I was shocked. Could it be that if I’d gone to Sunday meeting regularly as an undergraduate I would have been spared my subsequent years of spiritual seeking? Could I have skipped all that meditating, chanting, dervish-whirling, and studying Gurdjieff’s Beelzebub’s Tales to His Grandson, (surely the most deliberately obscure spiritual text ever written)? And all that listening to audiotapes designed to balance my cerebral hemispheres, plus risking permanent tinnitus by taking “gong baths” to raise my vibrations? Not to mention the sweat lodge and smudging ceremonies I’ve tried here in New Mexico. Verily, I have been quite thorough in my efforts to penetrate the veil of illusion and view the Face of God.

But while I tried everything, I never drank anyone’s Kool-Aid. Those four years at Swarthmore taught me the value of an inquiring, healthy skepticism and sound research.

Unfortunately, I honed those rational, analytic skills at the expense of my intuition and creativity. It wasn’t Swarthmore’s fault; the college’s emphasis on intellect and academic excellence was simply too much for this undereducated, undisciplined kid from Alabama.

Seeing what's right in front of you

But the counterbalance, had I been sufficiently mature to recognize it, was there all along. It lay in the moment of silence and private reflection required at the beginning of weekly collection, a college-wide convocation featuring (sometimes) inspiring speakers; it was there in the elegantly simple meetinghouse on the campus, where I might have connected to my inner light had I been less obsessed with finishing my seminar papers and worrying about where to go to graduate school.

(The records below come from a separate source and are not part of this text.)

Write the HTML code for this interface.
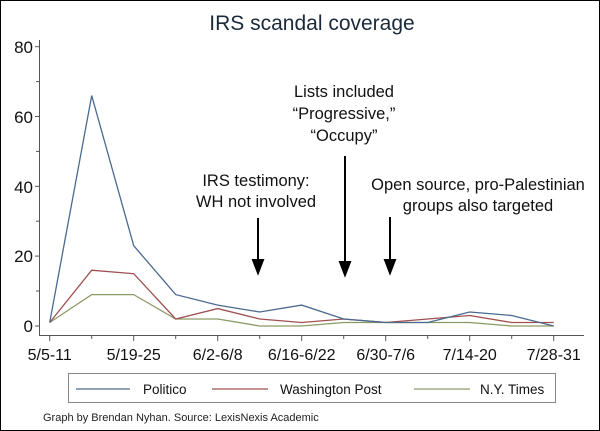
<!DOCTYPE html>
<html><head><meta charset="utf-8"><style>
body{margin:0;background:#fff}
svg{display:block}
text{font-family:"Liberation Sans",sans-serif}
</style></head><body>
<svg width="600" height="431" viewBox="0 0 600 431">
<rect x="0.5" y="0.5" width="599" height="430" fill="#fff" stroke="#000"/>
<text x="312" y="30" font-size="21" text-anchor="middle" fill="#1a2a3a">IRS scandal coverage</text>
<g stroke="#555" stroke-width="1">
<line x1="39.5" y1="40" x2="39.5" y2="335"/>
<line x1="39" y1="335.5" x2="584" y2="335.5"/>
<line x1="35" y1="46.7" x2="39" y2="46.7"/><line x1="36" y1="81.6" x2="39" y2="81.6"/>
<line x1="35" y1="116.5" x2="39" y2="116.5"/><line x1="36" y1="151.4" x2="39" y2="151.4"/>
<line x1="35" y1="186.3" x2="39" y2="186.3"/><line x1="36" y1="221.2" x2="39" y2="221.2"/>
<line x1="35" y1="256.1" x2="39" y2="256.1"/><line x1="36" y1="291" x2="39" y2="291"/>
<line x1="35" y1="326" x2="39" y2="326"/>
</g>
<g stroke="#555">
<line x1="49.7" y1="336" x2="49.7" y2="341"/><line x1="91.7" y1="336" x2="91.7" y2="339"/>
<line x1="133.7" y1="336" x2="133.7" y2="341"/><line x1="175.7" y1="336" x2="175.7" y2="339"/>
<line x1="217.7" y1="336" x2="217.7" y2="341"/><line x1="259.7" y1="336" x2="259.7" y2="339"/>
<line x1="301.7" y1="336" x2="301.7" y2="341"/><line x1="343.7" y1="336" x2="343.7" y2="339"/>
<line x1="385.7" y1="336" x2="385.7" y2="341"/><line x1="427.7" y1="336" x2="427.7" y2="339"/>
<line x1="469.7" y1="336" x2="469.7" y2="341"/><line x1="511.7" y1="336" x2="511.7" y2="339"/>
<line x1="553.7" y1="336" x2="553.7" y2="341"/>
</g>
<g font-size="17" fill="#111" text-anchor="end">
<text x="33" y="53">80</text><text x="33" y="123">60</text><text x="33" y="193">40</text><text x="33" y="262">20</text><text x="33" y="332">0</text>
</g>
<g font-size="16" fill="#111" text-anchor="middle">
<text x="49.7" y="360">5/5-11</text><text x="133.7" y="360">5/19-25</text><text x="217.7" y="360">6/2-6/8</text>
<text x="301.7" y="360">6/16-6/22</text><text x="385.7" y="360">6/30-7/6</text><text x="469.7" y="360">7/14-20</text><text x="553.7" y="360">7/28-31</text>
</g>
<polyline fill="none" stroke="#8a9a66" stroke-width="1.3" points="49.7,322.5 91.7,294.6 133.7,294.6 175.7,319 217.7,319 259.7,326 301.7,326 343.7,322.5 385.7,322.5 427.7,322.5 469.7,322.5 511.7,326 553.7,326"/>
<polyline fill="none" stroke="#a05050" stroke-width="1.3" points="49.7,322.5 91.7,270.2 133.7,273.7 175.7,319 217.7,308.6 259.7,319 301.7,322.5 343.7,319 385.7,322.5 427.7,319 469.7,315.5 511.7,322.5 553.7,322.5"/>
<polyline fill="none" stroke="#4a6a90" stroke-width="1.3" points="49.7,322.5 91.7,95.6 133.7,245.7 175.7,294.6 217.7,305.1 259.7,312 301.7,305.1 343.7,319 385.7,322.5 427.7,322.5 469.7,312 511.7,315.5 553.7,326"/>
<g font-size="16.5" fill="#111" text-anchor="middle">
<text x="256" y="186">IRS testimony:</text><text x="256" y="207">WH not involved</text>
<text x="344" y="97">Lists included</text><text x="344" y="119">“Progressive,”</text><text x="344" y="141">“Occupy”</text>
<text x="478" y="190">Open source, pro-Palestinian</text><text x="478" y="211">groups also targeted</text>
</g>
<g stroke="#000" stroke-width="2" fill="#000">
<line x1="258" y1="218" x2="258" y2="265"/><polygon points="253,260 263,260 258,273"/>
<line x1="345" y1="156" x2="345" y2="266"/><polygon points="340,262 350,262 345,275"/>
<line x1="390" y1="217" x2="390" y2="265"/><polygon points="385,260 395,260 390,273"/>
</g>
<rect x="68.5" y="373.5" width="487" height="29" fill="#fff" stroke="#888"/>
<line x1="76" y1="389" x2="130" y2="389" stroke="#4a6a90" stroke-width="1.3"/>
<line x1="212" y1="389" x2="268" y2="389" stroke="#a05050" stroke-width="1.3"/>
<line x1="414" y1="389" x2="470" y2="389" stroke="#8a9a66" stroke-width="1.3"/>
<g font-size="13.5" fill="#111">
<text x="143" y="394">Politico</text><text x="280" y="394">Washington Post</text><text x="480" y="394">N.Y. Times</text>
</g>
<text x="43" y="421" font-size="11" fill="#222">Graph by Brendan Nyhan. Source: LexisNexis Academic</text>
</svg>
</body></html>
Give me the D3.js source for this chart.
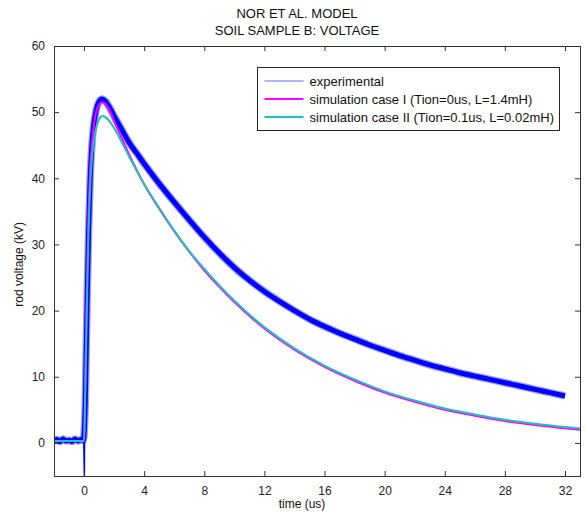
<!DOCTYPE html>
<html>
<head>
<meta charset="utf-8">
<script src="https://cdn.jsdelivr.net/npm/d3@7"></script>
<style>
  body { margin: 0; background: #fff; }
  svg text { font-family: "Liberation Sans", Arial, sans-serif; }
</style>
</head>
<body>
<div id="chart"></div>
<script>
// values
var titleLines = ['NOR ET AL. MODEL', 'SOIL SAMPLE B: VOLTAGE'];
var xTicks = [0, 4, 8, 12, 16, 20, 24, 28, 32];
var yTicks = [0, 10, 20, 30, 40, 50, 60];
var legendLabels = ['experimental', 'simulation case I (Tion=0us, L=1.4mH)', 'simulation case II (Tion=0.1us, L=0.02mH)'];

// experimental trace (centre of the noisy band)
var expT = [-2, -1.8, -1.6, -1.4, -1.2, -1.0, -0.8, -0.6, -0.4, -0.2, -0.05,
  0.08, 0.12, 0.2, 0.3, 0.4, 0.5, 0.6, 0.8, 1.0, 1.2, 1.4, 1.7, 2, 2.5, 3, 3.5, 4, 5, 6, 7, 8, 9, 10,
  11, 12, 13, 14, 15, 16, 17, 18, 19, 20, 21, 22, 23, 24, 25, 26, 27, 28, 29, 30, 31, 32];
var expV = [0.3, 0.5, 0.2, 0.6, 0.3, 0.4, 0.2, 0.6, 0.3, 0.5, 0.4,
  6, 11, 21, 32, 39.5, 44.3, 47.2, 50.3, 51.6, 52.0, 51.7, 50.7, 49.4, 47.4, 45.4, 43.8, 42.2, 39.2, 36.4, 33.7, 31.1, 28.7, 26.5,
  24.6, 22.9, 21.4, 20.0, 18.7, 17.6, 16.6, 15.7, 14.8, 14.0, 13.2, 12.5, 11.8, 11.2, 10.6, 10.1, 9.6, 9.1, 8.6, 8.1, 7.6, 7.1];
// trigger glitch of the experimental trace
var spikeT = [-0.02, 0.02, 0.04, 0.08];
var spikeV = [0.4, -5, 3, 6];

// simulation case I (magenta)
var sim1T = [-2, 0, 0.05, 0.1, 0.2, 0.3, 0.4, 0.5, 0.6, 0.7, 0.8, 1.0, 1.2, 1.4, 1.7, 2, 2.5, 3, 4, 5, 6, 7, 8, 9, 10,
  12, 14, 16, 18, 20, 22, 24, 26, 28, 30, 32, 33];
var sim1V = [0.3, 0.3, 5, 12, 25, 35, 41, 44.5, 47, 48.8, 50, 51.1, 51.5, 51.3, 50.3, 48.6, 46.1, 43.6, 39.1, 35.4, 32.0, 28.9, 26.1, 23.6, 21.3,
  17.3, 14.1, 11.5, 9.4, 7.6, 6.2, 5.0, 4.1, 3.3, 2.7, 2.2, 2.0];

// simulation case II (cyan)
var sim2T = [-2, 0, 0.05, 0.1, 0.2, 0.3, 0.4, 0.5, 0.6, 0.7, 0.8, 1.0, 1.2, 1.5, 2, 2.5, 3, 4, 5, 6, 7, 8, 9, 10,
  12, 14, 16, 18, 20, 22, 24, 26, 28, 30, 32, 33];
var sim2V = [0.3, 0.3, 4, 10, 22, 32, 38.5, 42.5, 44.8, 46.4, 47.6, 48.9, 49.4, 49.1, 47.6, 45.5, 43.3, 39.1, 35.5, 32.1, 29.0, 26.3, 23.8, 21.5,
  17.5, 14.3, 11.7, 9.6, 7.8, 6.4, 5.2, 4.3, 3.5, 2.9, 2.4, 2.2];

var colors = ['#0000ff', '#ff00ff', '#1fbfbf'];

var width = 586, height = 512;
var margin = {top: 46, right: 6, bottom: 36, left: 54};
var plotW = width - margin.left - margin.right;
var plotH = height - margin.top - margin.bottom;

var svg = d3.select('#chart').append('svg')
    .attr('width', width)
    .attr('height', height);

var x = d3.scaleLinear().domain([-2, 33]).range([0, plotW]);
var y = d3.scaleLinear().domain([-5, 60]).range([plotH, 0]);

var g = svg.append('g')
    .attr('transform', 'translate(' + margin.left + ',' + margin.top + ')');

g.append('defs').append('clipPath').attr('id', 'clip')
  .append('rect').attr('width', plotW).attr('height', plotH);

var zip = function(ts, vs){ return ts.map(function(t, i){ return [t, vs[i]]; }); };
var line = d3.line().x(function(d){ return x(d[0]); }).y(function(d){ return y(d[1]); });
var smooth = d3.line().curve(d3.curveMonotoneX).x(function(d){ return x(d[0]); }).y(function(d){ return y(d[1]); });

var lines = g.append('g').attr('clip-path', 'url(#clip)');

// experimental: a fuzzy halo and a solid core to stand for the noise band
var expData = zip(expT, expV);
lines.append('path').datum(expData)
    .attr('d', smooth)
    .style('fill', 'none').style('stroke', '#5a5aff').style('stroke-width', 7.5)
    .style('stroke-linejoin', 'round').style('opacity', 0.6);
lines.append('path').datum(expData)
    .attr('d', smooth)
    .style('fill', 'none').style('stroke', colors[0]).style('stroke-width', 5)
    .style('stroke-linejoin', 'round');
lines.append('path').datum(zip(spikeT, spikeV))
    .attr('d', line)
    .style('fill', 'none').style('stroke', colors[0]).style('stroke-width', 1.5);

lines.append('path').datum(zip(sim1T, sim1V))
    .attr('d', smooth)
    .style('fill', 'none').style('stroke', colors[1]).style('stroke-width', 2);
lines.append('path').datum(zip(sim2T, sim2V))
    .attr('d', smooth)
    .style('fill', 'none').style('stroke', colors[2]).style('stroke-width', 2);

// axes, ticks inward on all four sides
var axisColor = '#333';
g.append('g')
    .attr('transform', 'translate(0,' + plotH + ')')
    .call(d3.axisBottom(x).tickValues(xTicks).tickSizeInner(-5).tickSizeOuter(0).tickPadding(10))
    .call(function(a){ a.select('.domain').remove(); });
g.append('g')
    .call(d3.axisTop(x).tickValues(xTicks).tickSizeInner(-5).tickSizeOuter(0).tickFormat(''))
    .call(function(a){ a.select('.domain').remove(); });
g.append('g')
    .call(d3.axisLeft(y).tickValues(yTicks).tickSizeInner(-5).tickSizeOuter(0).tickPadding(9))
    .call(function(a){ a.select('.domain').remove(); });
g.append('g')
    .attr('transform', 'translate(' + plotW + ',0)')
    .call(d3.axisRight(y).tickValues(yTicks).tickSizeInner(-5).tickSizeOuter(0).tickFormat(''))
    .call(function(a){ a.select('.domain').remove(); });

g.selectAll('.tick line').style('stroke', axisColor);
g.selectAll('.tick text').style('font-size', '12px').style('fill', '#222');

g.append('rect')
    .attr('x', 0.5).attr('y', 0.5)
    .attr('width', plotW).attr('height', plotH)
    .style('fill', 'none').style('stroke', axisColor).style('stroke-width', 1);

// titles and axis labels
svg.selectAll('.title').data(titleLines).enter().append('text')
    .attr('class', 'title')
    .attr('x', 297)
    .attr('y', function(d, i){ return 18 + i * 17; })
    .attr('text-anchor', 'middle')
    .style('font-size', '13px').style('fill', '#111')
    .text(function(d){ return d; });

svg.append('text')
    .attr('x', 302).attr('y', 508)
    .attr('text-anchor', 'middle')
    .style('font-size', '12px').style('fill', '#111')
    .text('time (us)');

svg.append('text')
    .attr('transform', 'translate(23,' + (margin.top + y(27)) + ') rotate(-90)')
    .attr('text-anchor', 'middle')
    .style('font-size', '12px').style('fill', '#111')
    .text('rod voltage (kV)');

// legend
var leg = svg.append('g').attr('transform', 'translate(257.5,67.5)');
leg.append('rect')
    .attr('width', 302).attr('height', 63)
    .style('fill', '#fff').style('stroke', '#222').style('stroke-width', 1);
var items = leg.selectAll('.item').data(legendLabels).enter().append('g')
    .attr('class', 'item')
    .attr('transform', function(d, i){ return 'translate(0,' + (13.5 + i * 18) + ')'; });
items.append('line')
    .attr('x1', 7).attr('x2', 46)
    .style('stroke', function(d, i){ return i === 0 ? '#6a6aff' : colors[i]; })
    .style('stroke-width', function(d, i){ return i === 0 ? 1.2 : 2; });
items.append('text')
    .attr('x', 52).attr('y', 4.5)
    .style('font-size', '13px').style('fill', '#111')
    .text(function(d){ return d; });
</script>
</body>
</html>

But to all things there is a season. My youthful impertinence and lust for adventure precluded anything as orthodox as a disciplined practice of Quaker principles. My path to illumination, like that of many of my contemporaries, required an excursion into Eastern mysticism and New Age folderol. I’m heartened to see that the young Friends who produced this video had the good sense to find what they needed without leaving home, as well as the perspective to realize that while the Spirit may “talk in a still small voice of Love and Truth,” it can also laugh.